Lo curioso de este escalafón de la locura es que en el mismo Fedro el tercer tipo es el de los poetas, donde intervienen las Musas (245a). Las poesía o la literatura en general tiene en común con el amor, por tanto, estar bajo el mismo influjo divino, colocando al poeta y al amante en el mismo estado de enajenación.

Ese mismo entusiasmo es el que atemoriza a Sócrates en el Banquete, pues a propósito del amor de Alcibíades dice “yo tengo mucho miedo de su locura y de su pasión” (PLATÓN, 213d). Amor y muerte se entrecruzan trinitariamente con la locura.
En la opera de Stravinski The rake’s progress hay una escena en la que el protagonista define el amor en un diálogo con la sombra:

SOMBRA:
Una última pregunta. El amor es…
RAKEWELL (a un lado):
¡El amor!
Esa palabra preciosa es como un carbón encendido,
Me abrasa los labios, infunde terror a mi alma.

Ahí está la clave, sobre la cuestión poética del amor, una definición casi aristotélica que nos recuerda a su sentencia eleos kai phobos. Las historias de amor, por tanto, se estructuran como cualquier otro lance patético instaurado en la tragedia, con la remarcable característica diferenciadora en la que el concepto que queremos preservar es nuestro bien inmaterial más preciado y el única modo de destrucción del amor es la muerte, la destrucción de los amantes; la literatura es un intento de corrección de este bochornoso defecto de la vida.

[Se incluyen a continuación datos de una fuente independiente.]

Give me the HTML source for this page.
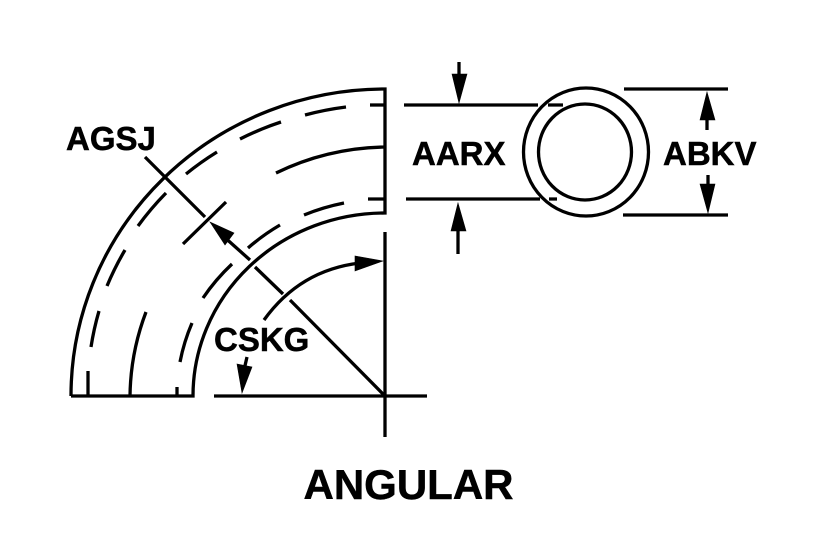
<!DOCTYPE html>
<html>
<head>
<meta charset="utf-8">
<style>
html,body{margin:0;padding:0;background:#fff;width:830px;height:556px;overflow:hidden}
svg{display:block}
text{font-family:"Liberation Sans",sans-serif;font-weight:bold;fill:#000;stroke:#000;stroke-width:.5}
</style>
</head>
<body>
<svg width="830" height="556" viewBox="0 0 830 556" xmlns="http://www.w3.org/2000/svg">
<g fill="none" stroke="#000" stroke-width="3.3">
  <!-- elbow outer & inner -->
  <path d="M71 396 A314 307 0 0 1 385 89 V213 A192 183 0 0 0 193 396 H71"/>
  <!-- mid line -->
  <path d="M385 147 A254 249 0 0 0 276 173"/>
  <path d="M146 312 A254 249 0 0 0 130 396"/>
  <!-- upper dashes -->
  <path d="M370 105 H385"/>
  <path d="M346 107 A297 291 0 0 0 305 115"/>
  <path d="M281 122 A297 291 0 0 0 240 139"/>
  <path d="M217 152 A297 291 0 0 0 186 174"/>
  <path d="M166 193 A297 291 0 0 0 138 226"/>
  <path d="M125 250 A297 291 0 0 0 107 286"/>
  <path d="M99 311 A297 291 0 0 0 91 347"/>
  <path d="M88 371 V396"/>
  <!-- lower dashes -->
  <path d="M368 199 H385"/>
  <path d="M344 203 A208 198 0 0 0 304 215"/>
  <path d="M280 225 A208 198 0 0 0 248 248"/>
  <path d="M226 202 L183 244"/>
  <path d="M232 264 A208 198 0 0 0 203 298"/>
  <path d="M192 323 A208 198 0 0 0 180 362"/>
  <path d="M177 387 V396"/>
  <!-- diagonal -->
  <path d="M145 157 L205 217"/>
  <path d="M222 235 L250 260"/>
  <path d="M255 267 L283 294"/>
  <path d="M290 300 L385 396"/>
  <!-- axes -->
  <path d="M385 232 V437"/>
  <path d="M214 396 H427"/>
  <!-- angle arc -->
  <path d="M264 320 Q300 270 360 263"/>
  <path d="M247 357 L244 370"/>
  <!-- circles -->
  <ellipse cx="586" cy="152" rx="62.5" ry="64"/>
  <ellipse cx="585" cy="152" rx="46.5" ry="48"/>
  <!-- extension lines -->
  <path d="M404 105 H538 M548 105 H563"/>
  <path d="M406 199 H540 M549 199 H557"/>
  <path d="M624 89 H728"/>
  <path d="M623 215 H728"/>
  <!-- dimension stems -->
  <path d="M459 62 V80"/>
  <path d="M458 226 V254"/>
  <path d="M707 115 V130"/>
  <path d="M708 175 V190"/>
</g>
<g fill="#000" stroke="#000" stroke-width=".6">
  <polygon points="210,222 234,233 225,245"/>
  <polygon points="383,261 355,256 355,271"/>
  <polygon points="242,393 237,364 252,367"/>
  <polygon points="459,103 452,74 467,74"/>
  <polygon points="458,203 451,231 466,231"/>
  <polygon points="707,92 700,120 715,120"/>
  <polygon points="708,213 700,184 715,184"/>
</g>
<text x="66" y="150" font-size="33">AGSJ</text>
<text x="412" y="165" font-size="33">AARX</text>
<text x="663" y="165" font-size="33">ABKV</text>
<text x="214" y="351" font-size="33">CSKG</text>
<text x="303.5" y="499" font-size="42">ANGULAR</text>
</svg>
</body>
</html>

Tarragona, 18 de agosto de 2014

Bibliografía
Comte-Sponville, A. (2001), El amor. La soledad. Paidós. Barcelona.
Pascal, B. (2012), Discurso acerca de las pasiones del amor y otros opúsculos. FCE. México.
Platón, (1998), Diálogos III. Fedon, Banquete, Fedro. Gredos. Madrid.
Safransky, R. (2006), Heidegger y el comenzar. Porrúa. Madrid.
Schopenhauer, A. (1991), El amor, las mujeres, la muerte y otros temas. Porrúa. Barcelona.